Das rätselhafte Verschwinden eines saudischen Regimekritikers in Istanbul facht Spannungen zwischen der Türkei und Saudi-Arabien an. Das türkische Außenamt bestellte jetzt den saudischen Botschafter ein, um ihn zum Verbleib des Exil-Journalisten Dschemal Kaschoggi zu befragen.

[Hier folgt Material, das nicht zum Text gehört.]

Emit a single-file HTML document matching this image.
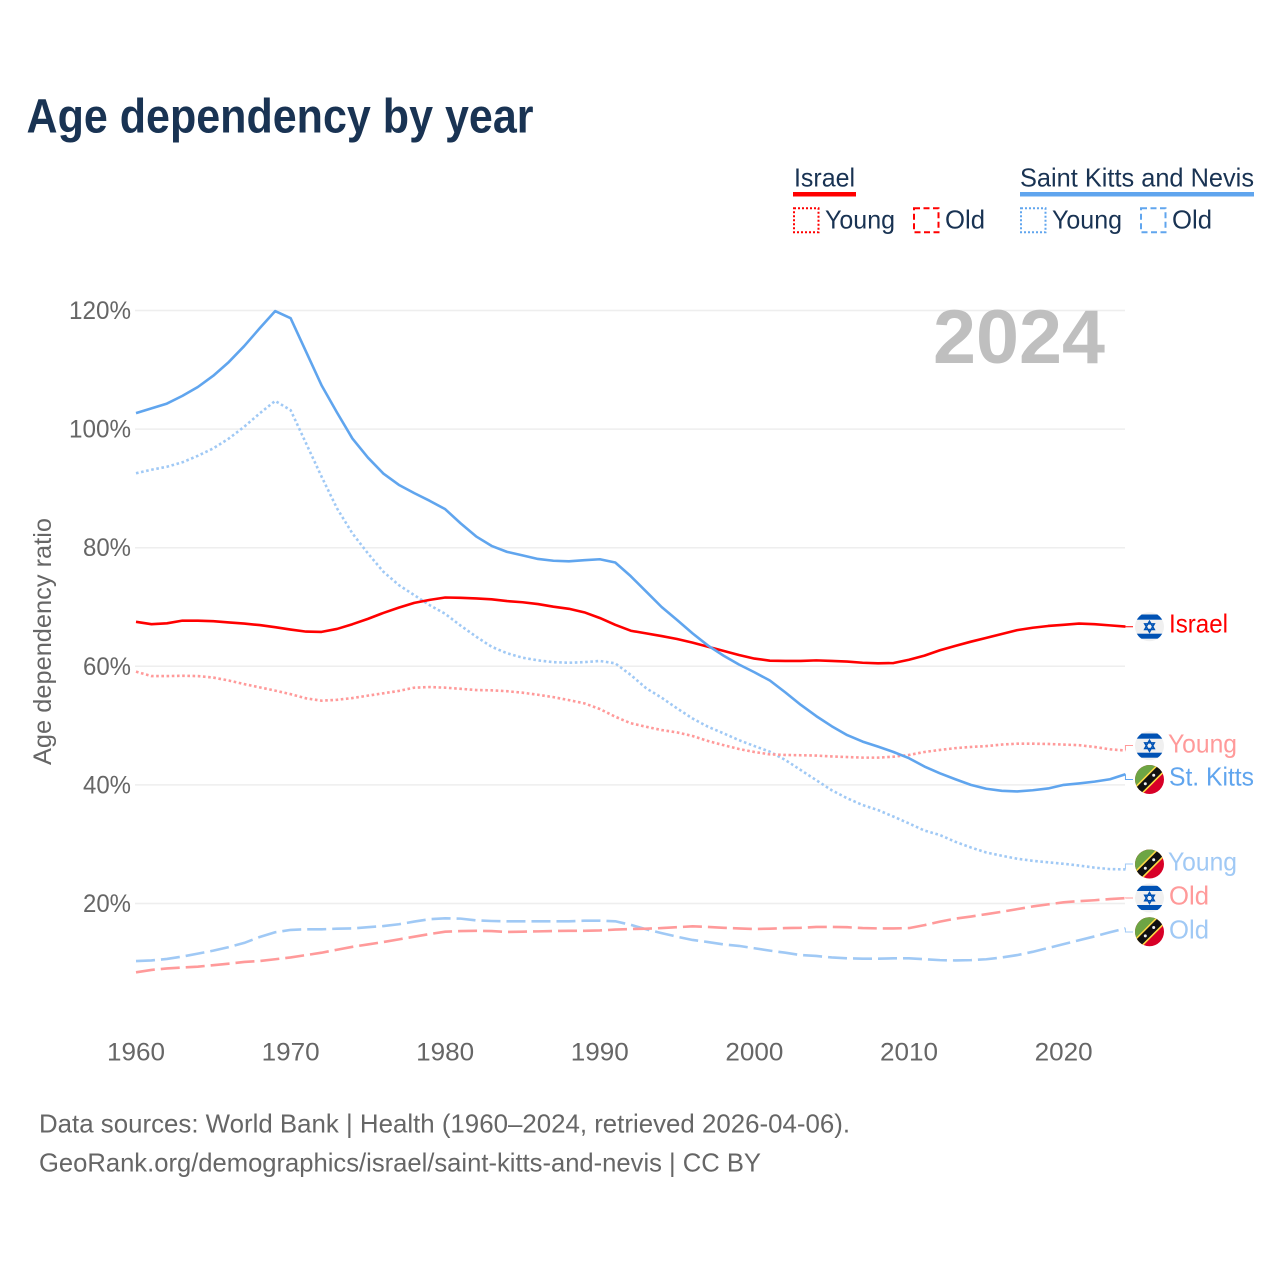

Kaschoggi war am Dienstag von einem Termin im saudischen Konsulat in Istanbul nicht zurückgekehrt – Freunde befürchten, dass er gegen seinen Willen nach Saudi-Arabien zurückgebracht werden soll. Der 59-Jährige war im vergangenen Jahr ins amerikanische Exil gegangen. Er hatte die Politik des saudischen Kronprinzen Mohammed bin Salman kritisiert. Der Thronfolger – häufig nur MBS genannt – will das Königreich mit Hilfe wirtschaftlicher Reformen modernisieren, duldet jedoch keinen Widerspruch. Er hat sogar Gegner aus der Königsfamilie einsperren lassen. Kaschoggi kritisierte nicht nur das autokratische Verhalten des Prinzen und den von ihm verantworteten Krieg der Saudis in Jemen. Als Kolumnist der Zeitung „Washington Post“ befürwortete Kaschoggi kürzlich auch einen Dialog mit Vertretern des politischen Islam wie der Muslimbruderschaft. Diese Bewegung wird von Saudi-Arabien und Verbündeten wie Ägypten als extremistische Organisation verfolgt, von mit den Saudis rivalisierenden Staaten wie Katar und der Türkei aber unterstützt. Im Istanbuler Konsulat wollte Kaschoggi eine Bestätigung über die Scheidung von seiner Ehefrau abholen. Er will seine türkische Verlobte heiraten. Kaschoggi ahnte wohl, dass der Besuch im Konsulat riskant für ihn war: Vor seinem Termin gab er seiner Verlobten sein Handy und trug ihr auf, einen Vertrauten in der türkischen Regierungspartei AKP sowie bei einer Journalistenorganisation anzurufen, falls er nicht zurückkehren sollte. Sollte Kaschoggi von saudischen Vertretern aus dem Land geschafft werden, würde dies eine neue Eskalation im Vorgehen der saudischen Regierung gegen ihre Kritiker bedeuten: zudem wäre es eine zusätzliche Belastung für das gestörte Verhältnis zwischen Riad und Ankara. Die Türkei gewährt zum Entsetzen der Saudis wichtigen Vertretern der Muslimbruderschaft Unterschlupf und steht im Konflikt zwischen dem Emirat Katar und dem saudischen Königshaus auf Seiten Katars. Entführungen gehören zum politischen Repertoire der saudischen Führung. Vergangenes Jahr gab der libanesische Premier Saad al-Hariri überraschend von Saudi-Arabien aus seinen Rücktritt bekannt. Der Vorgang wurde nie ganz aufgeklärt, man muss aber davon ausgehen, dass er vom Königshaus festgehalten wurde. Erst nach mehreren Wochen und nach einem Zwischenstopp in Paris kehrte Hariri nach Hause zurück und widerrief seinen Rücktritt.